The students presented individually and in teams, using graphs and charts and photographs projected on a screen. An appreciative audience that ebbed and flowed with friends and family members filled rows of wooden chairs. A question-and-answer period followed each presentation, with queries coming from judges and spectators. When they were finished, the researchers received a round of applause.
"This is my third presentation, and it keeps me on my toes," said fourth-year systems engineering and environmental sciences major William Carson, who presented his research on a diagnostic device that indicates how cancerous prostate tissue should feel. "I want to sound convincing."
To sound convincing takes practice, as biomedical engineering majors Shokoufeh Dianat and Jenna Zhang found in preparing their presentation on influenza mutations.
"It takes a lot of rehearsal," Dianat said. "We even had to rehearse when we would click the button to change the picture."
The students said they had to learn how to mesh their presentation styles. Dianat said she tended to oversimplify details of the research when trying to get the central point across, whereas Zhang said she was a stickler for accurate detail, sometimes to the detriment of presenting a clear overview.
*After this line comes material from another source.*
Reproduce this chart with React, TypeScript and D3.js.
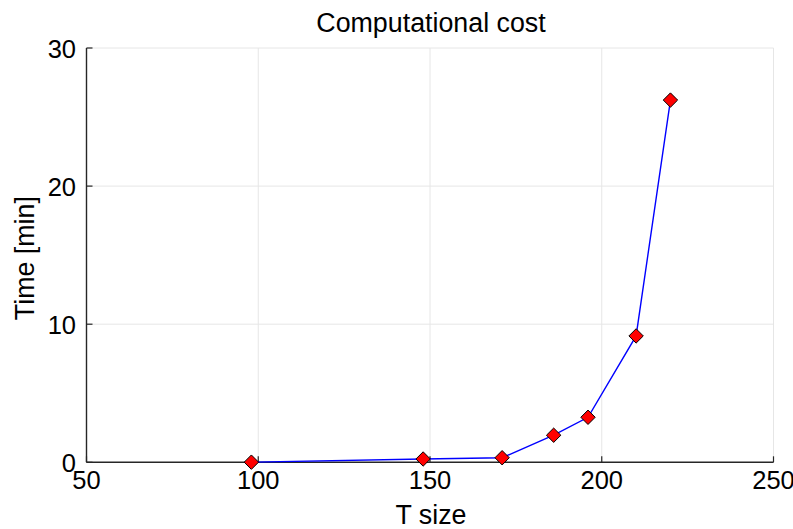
import React from "react";
import * as d3 from "d3";

const tSize = [98, 148, 171, 186, 196, 210, 220];
const timeMin = [0.01, 0.24, 0.33, 1.96, 3.26, 9.15, 26.23];
const xTicks = [50, 100, 150, 200, 250];
const yTicks = [0, 10, 20, 30];

const W = 793;
const H = 529;
const M = { left: 86.5, right: 773.5, top: 48, bottom: 462.3 };
const FONT = "'Liberation Sans', Arial, sans-serif";

export default function App() {
  const x = d3.scaleLinear().domain([50, 250]).range([M.left, M.right]);
  const y = d3.scaleLinear().domain([0, 30]).range([M.bottom, M.top]);
  const pts = tSize.map((t, i) => [x(t), y(timeMin[i])] as [number, number]);
  const line = d3.line()(pts) || "";
  const r = 7.2;
  return (
    <svg width={W} height={H} style={{ position: "absolute", left: 0, top: 0 }}>
      <rect width={W} height={H} fill="#fff" />
      {/* grid */}
      {xTicks.filter((t) => t !== 50).map((t) => (
        <line key={"gx" + t} x1={x(t)} x2={x(t)} y1={M.top} y2={M.bottom} stroke="#e6e6e6" strokeWidth={1} />
      ))}
      {yTicks.filter((t) => t !== 0).map((t) => (
        <line key={"gy" + t} x1={M.left} x2={M.right} y1={y(t)} y2={y(t)} stroke="#e6e6e6" strokeWidth={1} />
      ))}
      {/* axes */}
      <line x1={M.left} x2={M.left} y1={M.top} y2={M.bottom} stroke="#262626" strokeWidth={1.4} />
      <line x1={M.left} x2={M.right} y1={M.bottom} y2={M.bottom} stroke="#262626" strokeWidth={1.4} />
      {xTicks.map((t) => (
        <g key={"xt" + t}>
          <line x1={x(t)} x2={x(t)} y1={M.bottom} y2={M.bottom - 6} stroke="#262626" strokeWidth={1.2} />
          <text x={x(t)} y={489} textAnchor="middle" fontFamily={FONT} fontSize={25.5} fill="#000">{t}</text>
        </g>
      ))}
      {yTicks.map((t) => (
        <g key={"yt" + t}>
          <line x1={M.left} x2={M.left + 6} y1={y(t)} y2={y(t)} stroke="#262626" strokeWidth={1.2} />
          <text x={76} y={y(t) + 9.5} textAnchor="end" fontFamily={FONT} fontSize={25.5} fill="#000">{t}</text>
        </g>
      ))}
      {/* labels */}
      <text x={431} y={32} textAnchor="middle" fontFamily={FONT} fontSize={26.8} fill="#000">Computational cost</text>
      <text x={431} y={523.5} textAnchor="middle" fontFamily={FONT} fontSize={26.8} fill="#000">T size</text>
      <text transform={`translate(34,${(M.top + M.bottom) / 2 + 3}) rotate(-90)`} textAnchor="middle" fontFamily={FONT} fontSize={26.8} fill="#000">Time [min]</text>
      {/* series */}
      <path d={line} fill="none" stroke="#0000ff" strokeWidth={1.4} />
      {pts.map(([px, py], i) => (
        <path key={"m" + i} d={`M${px},${py - r}L${px + r},${py}L${px},${py + r}L${px - r},${py}Z`} fill="#ff0000" stroke="#000" strokeWidth={1} />
      ))}
    </svg>
  );
}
But as they rehearsed their individual and joint presentations, they said, the process evolved. They came to understand each other's strengths and who should do what.
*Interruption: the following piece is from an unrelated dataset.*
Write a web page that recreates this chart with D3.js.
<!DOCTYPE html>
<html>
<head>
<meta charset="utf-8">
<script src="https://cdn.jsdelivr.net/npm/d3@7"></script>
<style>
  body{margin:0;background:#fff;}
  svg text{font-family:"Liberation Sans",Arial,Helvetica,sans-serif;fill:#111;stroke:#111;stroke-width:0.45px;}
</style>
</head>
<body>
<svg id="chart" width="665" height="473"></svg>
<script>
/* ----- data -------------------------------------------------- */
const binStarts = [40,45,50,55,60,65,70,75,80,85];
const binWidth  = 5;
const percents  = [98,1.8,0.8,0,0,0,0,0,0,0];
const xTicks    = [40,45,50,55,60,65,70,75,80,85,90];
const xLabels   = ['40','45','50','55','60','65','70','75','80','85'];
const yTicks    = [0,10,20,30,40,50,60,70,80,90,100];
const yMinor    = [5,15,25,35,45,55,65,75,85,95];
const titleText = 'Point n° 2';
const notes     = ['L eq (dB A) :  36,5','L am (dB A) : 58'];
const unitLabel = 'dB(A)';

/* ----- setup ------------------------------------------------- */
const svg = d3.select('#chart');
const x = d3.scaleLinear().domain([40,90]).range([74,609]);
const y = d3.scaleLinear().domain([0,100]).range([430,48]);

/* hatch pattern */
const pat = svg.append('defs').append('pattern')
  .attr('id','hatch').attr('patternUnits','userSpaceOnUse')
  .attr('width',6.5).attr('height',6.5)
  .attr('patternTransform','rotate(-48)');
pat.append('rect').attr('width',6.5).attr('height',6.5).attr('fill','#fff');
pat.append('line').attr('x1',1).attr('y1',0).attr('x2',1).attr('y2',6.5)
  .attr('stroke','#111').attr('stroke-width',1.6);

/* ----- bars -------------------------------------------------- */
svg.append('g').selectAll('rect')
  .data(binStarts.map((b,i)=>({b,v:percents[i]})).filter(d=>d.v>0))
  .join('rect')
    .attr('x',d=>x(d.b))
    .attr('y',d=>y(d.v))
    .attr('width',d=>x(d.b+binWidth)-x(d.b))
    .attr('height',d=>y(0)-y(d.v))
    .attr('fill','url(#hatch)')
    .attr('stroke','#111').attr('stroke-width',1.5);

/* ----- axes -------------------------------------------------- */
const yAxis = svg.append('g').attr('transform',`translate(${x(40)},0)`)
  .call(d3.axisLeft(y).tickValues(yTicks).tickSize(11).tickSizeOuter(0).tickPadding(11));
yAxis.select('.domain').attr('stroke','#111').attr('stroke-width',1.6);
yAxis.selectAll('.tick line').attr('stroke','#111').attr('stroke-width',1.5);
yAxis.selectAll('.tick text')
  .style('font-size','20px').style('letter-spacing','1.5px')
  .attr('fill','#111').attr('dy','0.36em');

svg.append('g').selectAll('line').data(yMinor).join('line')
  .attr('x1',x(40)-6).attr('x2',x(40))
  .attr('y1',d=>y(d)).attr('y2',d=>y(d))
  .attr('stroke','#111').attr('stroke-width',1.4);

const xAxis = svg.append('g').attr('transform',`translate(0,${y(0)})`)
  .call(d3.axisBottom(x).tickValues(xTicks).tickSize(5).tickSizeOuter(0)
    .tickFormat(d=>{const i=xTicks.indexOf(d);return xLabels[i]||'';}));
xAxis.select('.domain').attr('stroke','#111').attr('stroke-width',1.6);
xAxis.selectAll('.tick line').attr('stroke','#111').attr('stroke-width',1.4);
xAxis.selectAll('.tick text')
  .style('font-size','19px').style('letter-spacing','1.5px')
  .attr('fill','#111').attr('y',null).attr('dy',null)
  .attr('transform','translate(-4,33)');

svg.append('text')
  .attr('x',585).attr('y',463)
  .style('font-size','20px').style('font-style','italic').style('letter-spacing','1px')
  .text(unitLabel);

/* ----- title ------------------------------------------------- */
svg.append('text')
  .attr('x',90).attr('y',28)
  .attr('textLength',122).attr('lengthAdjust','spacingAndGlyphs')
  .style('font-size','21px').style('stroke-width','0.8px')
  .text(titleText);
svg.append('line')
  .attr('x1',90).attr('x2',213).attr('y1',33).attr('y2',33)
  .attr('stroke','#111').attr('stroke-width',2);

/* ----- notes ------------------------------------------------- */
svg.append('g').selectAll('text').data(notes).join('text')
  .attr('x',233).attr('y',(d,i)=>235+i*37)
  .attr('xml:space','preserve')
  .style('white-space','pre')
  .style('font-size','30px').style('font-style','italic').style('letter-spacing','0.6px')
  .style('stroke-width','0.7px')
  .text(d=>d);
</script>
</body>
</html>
"Eventually we get into a groove, delegate tasks and get more efficient," Zhang said. "We complement each other."
They have also learned from each other.
"It’s a good experience to work with someone who is different from you," Zhang said. "You learn to think about something from a different perspective."
Their practice paid off. The duo placed first among five team presenters for their work
on how to disrupt the mutation of flu viruses. They acknowledged that the serendipitous headlines about recent H1N1 (swine) flu outbreaks gave their research added immediacy.
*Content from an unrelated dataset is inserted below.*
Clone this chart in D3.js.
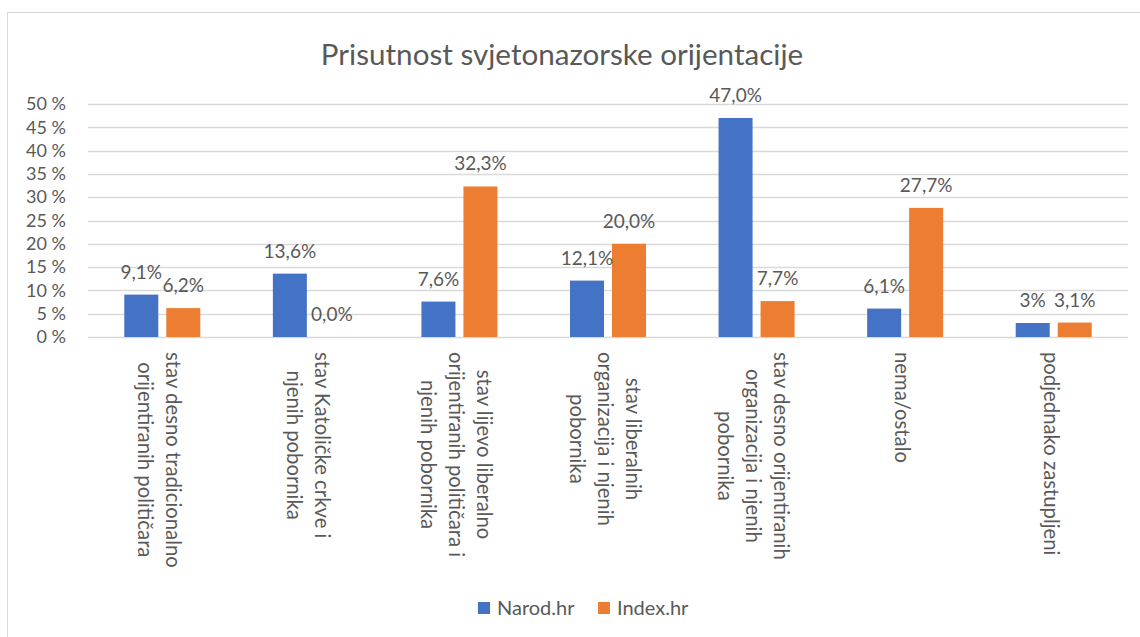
<!DOCTYPE html>
<html>
<head>
<meta charset="utf-8">
<script src="https://d3js.org/d3.v7.min.js"></script>
<style>
  body { margin: 0; background: #fff; }
  svg text { font-family: Lato, "Open Sans", sans-serif; fill: #595959; }
</style>
</head>
<body>
<svg id="chart" width="1140" height="637"></svg>
<script>
// categories, each split into the lines shown under the axis
var categories = [
  ["stav desno tradicionalno", "orijentiranih političara"],
  ["stav Katoličke crkve i", "njenih pobornika"],
  ["stav lijevo liberalno", "orijentiranih političara i", "njenih pobornika"],
  ["stav liberalnih", "organizacija i njenih", "pobornika"],
  ["stav desno orijentiranih", "organizacija i njenih", "pobornika"],
  ["nema/ostalo"],
  ["podjednako zastupljeni"]
];
var series = ["Narod.hr", "Index.hr"];
var narod = [9.1, 13.6, 7.6, 12.1, 47.0, 6.1, 3];
var index = [6.2, 0.0, 32.3, 20.0, 7.7, 27.7, 3.1];
var narodLabels = ["9,1%", "13,6%", "7,6%", "12,1%", "47,0%", "6,1%", "3%"];
var indexLabels = ["6,2%", "0,0%", "32,3%", "20,0%", "7,7%", "27,7%", "3,1%"];
var yTicks = [0, 5, 10, 15, 20, 25, 30, 35, 40, 45, 50];
var colors = ["#4472C4", "#ED7D31"];

var svg = d3.select("#chart");

// outer border (right and bottom edges fall outside the picture)
svg.append("rect")
  .attr("x", 7.5).attr("y", 12.5)
  .attr("width", 1140).attr("height", 637)
  .attr("fill", "none").attr("stroke", "#D9D9D9");

var x0 = d3.scaleBand().domain(d3.range(categories.length)).range([88, 1128]);
var x1 = d3.scaleBand().domain(series).range([-38, 38]).paddingInner(8 / 42);
var y = d3.scaleLinear().domain([0, 50]).range([337, 104]);

// gridlines
svg.append("g")
  .selectAll("line").data(yTicks)
  .enter().append("line")
    .attr("x1", 88).attr("x2", 1128)
    .attr("y1", function(d) { return Math.round(y(d)) + 0.5; })
    .attr("y2", function(d) { return Math.round(y(d)) + 0.5; })
    .attr("stroke", "#D9D9D9").attr("stroke-width", 1.3);

// y axis labels
var yAxis = svg.append("g")
  .attr("transform", "translate(66,0)")
  .call(d3.axisLeft(y).tickValues(yTicks).tickSize(0).tickPadding(0)
    .tickFormat(function(d) { return d + " %"; }));
yAxis.select(".domain").remove();
yAxis.selectAll("text")
  .style("font-size", "18px")
  .style("font-family", "Lato, sans-serif")
  .attr("fill", "#595959");

// bars
var rows = categories.map(function(c, i) {
  return { i: i, vals: [narod[i], index[i]], labels: [narodLabels[i], indexLabels[i]] };
});

var groups = svg.append("g").selectAll("g").data(rows)
  .enter().append("g")
    .attr("transform", function(d) { return "translate(" + (x0(d.i) + x0.bandwidth() / 2) + ",0)"; });

groups.selectAll("rect")
  .data(function(d) { return series.map(function(s, k) { return { s: s, k: k, v: d.vals[k] }; }); })
  .enter().append("rect")
    .attr("x", function(d) { return x1(d.s); })
    .attr("width", x1.bandwidth())
    .attr("y", function(d) { return y(d.v); })
    .attr("height", function(d) { return y(0) - y(d.v); })
    .attr("fill", function(d) { return colors[d.k]; });

groups.selectAll("text.val")
  .data(function(d) { return series.map(function(s, k) { return { s: s, v: d.vals[k], t: d.labels[k] }; }); })
  .enter().append("text")
    .attr("class", "val")
    .attr("x", function(d) { return x1(d.s) + x1.bandwidth() / 2; })
    .attr("y", function(d) { return y(d.v) - 16; })
    .attr("text-anchor", "middle")
    .style("font-size", "19px")
    .text(function(d) { return d.t; });

// rotated category labels
var labelTop = 352, lineH = 28;
groups.each(function(d) {
  var g = d3.select(this).append("g")
    .attr("transform", "translate(-3," + labelTop + ") rotate(90)");
  var lines = categories[d.i];
  var n = lines.length;
  var texts = g.selectAll("text").data(lines).enter().append("text")
    .attr("y", function(l, j) { return (j - (n - 1) / 2) * lineH; })
    .attr("dy", "0.35em")
    .attr("text-anchor", "middle")
    .style("font-size", "20.3px")
    .text(function(l) { return l; });
  var maxLen = 0;
  texts.each(function() { maxLen = Math.max(maxLen, this.getComputedTextLength()); });
  texts.attr("x", maxLen / 2);
});

// title
svg.append("text")
  .attr("x", 562).attr("y", 65)
  .attr("text-anchor", "middle")
  .style("font-size", "29.6px")
  .text("Prisutnost svjetonazorske orijentacije");

// legend
var legendX = [478, 598];
var legend = svg.append("g").selectAll("g").data(series)
  .enter().append("g")
    .attr("transform", function(d, k) { return "translate(" + legendX[k] + ",602)"; });
legend.append("rect")
  .attr("width", 12).attr("height", 12)
  .attr("fill", function(d, k) { return colors[k]; });
legend.append("text")
  .attr("x", 19).attr("y", 13)
  .style("font-size", "20px")
  .text(function(d) { return d; });
</script>
</body>
</html>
"This pandemic has me scared," Dianat admitted after their presentation. "I realize how poorly our vaccines are made and how quickly influenza mutates."
Zhang said the current flu carries elements of swine flu, avian flu and a strain of human flu, and it was proving more dangerous to age groups traditionally less affected, such as young adults.
James H. Aylor, dean of the School of Engineering and Applied Science, noted that the research presentations focused on real-world problems.
"It's always a pleasure to see that timely problems are being addressed and the truly innovative engineering solutions that are used," he said "The 2009 URDS represents another strong showing from our top undergraduate students in the 22-year history of this event."
Timothy E. Allen, assistant professor in the Department of Biomedical Engineering and chairman of the symposium committee, announced the winners of Wednesday's competition at a reception following the presentations. First-place winners received $500 and second-place winners netted $250.
The winner in the individual categories, out of seven finalists, was Jonathan Merrell, a biomedical engineering student who presented his research on "Stabilization of aortic aneurysms via delivery of ascorbic acid and retinoic acid through polymeric nanoparticles." The runner-up was Jesse Quinlan, an aerospace engineering student who presented research on "Minimization of sonic-boom via fuselage shaping for the preliminary design of a supersonic commercial aircraft."
The runners up in the team category were Linh Nguyen, Margaret Rush and Yihwa Yang, who presented their research on "Novel nanofibrous scaffolds with adipose-derived stem cells for tissue regeneration."
"All of the finalists gave outstanding presentations," Allen said. "The competition was especially close this year."